#### Exercise objective:
Reproduce the listing word for word, leaving every picture behind.

** Begin Information provided **

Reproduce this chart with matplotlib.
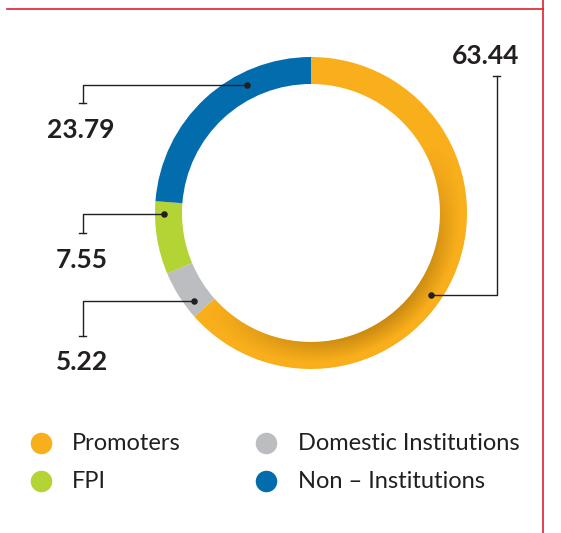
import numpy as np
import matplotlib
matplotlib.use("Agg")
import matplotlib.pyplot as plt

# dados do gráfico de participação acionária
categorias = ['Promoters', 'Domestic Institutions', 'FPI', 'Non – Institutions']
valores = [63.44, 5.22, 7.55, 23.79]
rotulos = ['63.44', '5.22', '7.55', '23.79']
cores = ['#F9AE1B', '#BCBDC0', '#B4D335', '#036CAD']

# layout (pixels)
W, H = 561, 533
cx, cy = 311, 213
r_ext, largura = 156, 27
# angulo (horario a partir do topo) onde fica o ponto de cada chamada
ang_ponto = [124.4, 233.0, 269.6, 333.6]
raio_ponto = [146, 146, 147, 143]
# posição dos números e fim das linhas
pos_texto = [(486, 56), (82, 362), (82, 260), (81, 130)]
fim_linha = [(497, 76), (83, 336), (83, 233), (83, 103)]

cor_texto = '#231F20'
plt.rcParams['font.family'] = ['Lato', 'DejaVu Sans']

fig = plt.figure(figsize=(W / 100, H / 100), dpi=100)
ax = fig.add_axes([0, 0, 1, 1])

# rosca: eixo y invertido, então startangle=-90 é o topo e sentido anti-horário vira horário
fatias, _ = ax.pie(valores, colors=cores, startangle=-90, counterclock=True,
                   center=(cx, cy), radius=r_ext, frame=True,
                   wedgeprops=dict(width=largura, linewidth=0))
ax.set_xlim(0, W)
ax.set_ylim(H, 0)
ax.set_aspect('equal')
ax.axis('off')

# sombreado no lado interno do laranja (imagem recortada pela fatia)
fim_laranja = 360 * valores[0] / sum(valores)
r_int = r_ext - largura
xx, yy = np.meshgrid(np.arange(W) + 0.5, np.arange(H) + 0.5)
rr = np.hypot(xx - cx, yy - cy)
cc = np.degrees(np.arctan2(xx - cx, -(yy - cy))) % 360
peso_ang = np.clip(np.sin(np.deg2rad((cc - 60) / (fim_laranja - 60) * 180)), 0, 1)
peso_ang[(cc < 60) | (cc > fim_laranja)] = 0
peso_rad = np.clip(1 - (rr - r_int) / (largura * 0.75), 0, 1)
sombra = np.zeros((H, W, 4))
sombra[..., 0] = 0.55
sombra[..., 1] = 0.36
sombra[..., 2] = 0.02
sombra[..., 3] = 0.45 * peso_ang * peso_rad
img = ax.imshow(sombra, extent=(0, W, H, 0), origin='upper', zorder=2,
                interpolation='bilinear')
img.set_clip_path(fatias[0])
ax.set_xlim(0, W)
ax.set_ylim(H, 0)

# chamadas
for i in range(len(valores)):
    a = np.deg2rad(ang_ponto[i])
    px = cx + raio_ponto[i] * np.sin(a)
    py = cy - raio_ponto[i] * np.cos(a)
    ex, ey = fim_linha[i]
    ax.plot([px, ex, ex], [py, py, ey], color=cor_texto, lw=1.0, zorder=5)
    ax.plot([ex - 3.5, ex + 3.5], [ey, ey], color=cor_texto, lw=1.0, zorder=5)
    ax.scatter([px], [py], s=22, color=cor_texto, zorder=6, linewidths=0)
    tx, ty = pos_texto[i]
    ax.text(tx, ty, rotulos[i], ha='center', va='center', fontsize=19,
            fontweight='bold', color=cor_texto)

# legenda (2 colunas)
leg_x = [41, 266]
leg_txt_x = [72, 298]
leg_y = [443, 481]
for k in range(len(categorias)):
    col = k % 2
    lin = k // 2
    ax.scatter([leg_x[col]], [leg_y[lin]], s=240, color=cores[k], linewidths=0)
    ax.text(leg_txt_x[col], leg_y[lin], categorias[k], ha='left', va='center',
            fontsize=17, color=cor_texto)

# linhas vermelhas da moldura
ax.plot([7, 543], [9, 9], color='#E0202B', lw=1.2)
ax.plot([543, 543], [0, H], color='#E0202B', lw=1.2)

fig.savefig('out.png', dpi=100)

** End Information provided **

#### Exercise output:
Reproduce this chart with matplotlib.
import numpy as np
import matplotlib
matplotlib.use("Agg")
import matplotlib.pyplot as plt

# dados do gráfico de participação acionária
categorias = ['Promoters', 'Domestic Institutions', 'FPI', 'Non – Institutions']
valores = [63.44, 5.22, 7.55, 23.79]
rotulos = ['63.44', '5.22', '7.55', '23.79']
cores = ['#F9AE1B', '#BCBDC0', '#B4D335', '#036CAD']

# layout (pixels)
W, H = 561, 533
cx, cy = 311, 213
r_ext, largura = 156, 27
# angulo (horario a partir do topo) onde fica o ponto de cada chamada
ang_ponto = [124.4, 233.0, 269.6, 333.6]
raio_ponto = [146, 146, 147, 143]
# posição dos números e fim das linhas
pos_texto = [(486, 56), (82, 362), (82, 260), (81, 130)]
fim_linha = [(497, 76), (83, 336), (83, 233), (83, 103)]

cor_texto = '#231F20'
plt.rcParams['font.family'] = ['Lato', 'DejaVu Sans']

fig = plt.figure(figsize=(W / 100, H / 100), dpi=100)
ax = fig.add_axes([0, 0, 1, 1])

# rosca: eixo y invertido, então startangle=-90 é o topo e sentido anti-horário vira horário
fatias, _ = ax.pie(valores, colors=cores, startangle=-90, counterclock=True,
                   center=(cx, cy), radius=r_ext, frame=True,
                   wedgeprops=dict(width=largura, linewidth=0))
ax.set_xlim(0, W)
ax.set_ylim(H, 0)
ax.set_aspect('equal')
ax.axis('off')

# sombreado no lado interno do laranja (imagem recortada pela fatia)
fim_laranja = 360 * valores[0] / sum(valores)
r_int = r_ext - largura
xx, yy = np.meshgrid(np.arange(W) + 0.5, np.arange(H) + 0.5)
rr = np.hypot(xx - cx, yy - cy)
cc = np.degrees(np.arctan2(xx - cx, -(yy - cy))) % 360
peso_ang = np.clip(np.sin(np.deg2rad((cc - 60) / (fim_laranja - 60) * 180)), 0, 1)
peso_ang[(cc < 60) | (cc > fim_laranja)] = 0
peso_rad = np.clip(1 - (rr - r_int) / (largura * 0.75), 0, 1)
sombra = np.zeros((H, W, 4))
sombra[..., 0] = 0.55
sombra[..., 1] = 0.36
sombra[..., 2] = 0.02
sombra[..., 3] = 0.45 * peso_ang * peso_rad
img = ax.imshow(sombra, extent=(0, W, H, 0), origin='upper', zorder=2,
                interpolation='bilinear')
img.set_clip_path(fatias[0])
ax.set_xlim(0, W)
ax.set_ylim(H, 0)

# chamadas
for i in range(len(valores)):
    a = np.deg2rad(ang_ponto[i])
    px = cx + raio_ponto[i] * np.sin(a)
    py = cy - raio_ponto[i] * np.cos(a)
    ex, ey = fim_linha[i]
    ax.plot([px, ex, ex], [py, py, ey], color=cor_texto, lw=1.0, zorder=5)
    ax.plot([ex - 3.5, ex + 3.5], [ey, ey], color=cor_texto, lw=1.0, zorder=5)
    ax.scatter([px], [py], s=22, color=cor_texto, zorder=6, linewidths=0)
    tx, ty = pos_texto[i]
    ax.text(tx, ty, rotulos[i], ha='center', va='center', fontsize=19,
            fontweight='bold', color=cor_texto)

# legenda (2 colunas)
leg_x = [41, 266]
leg_txt_x = [72, 298]
leg_y = [443, 481]
for k in range(len(categorias)):
    col = k % 2
    lin = k // 2
    ax.scatter([leg_x[col]], [leg_y[lin]], s=240, color=cores[k], linewidths=0)
    ax.text(leg_txt_x[col], leg_y[lin], categorias[k], ha='left', va='center',
            fontsize=17, color=cor_texto)

# linhas vermelhas da moldura
ax.plot([7, 543], [9, 9], color='#E0202B', lw=1.2)
ax.plot([543, 543], [0, H], color='#E0202B', lw=1.2)

fig.savefig('out.png', dpi=100)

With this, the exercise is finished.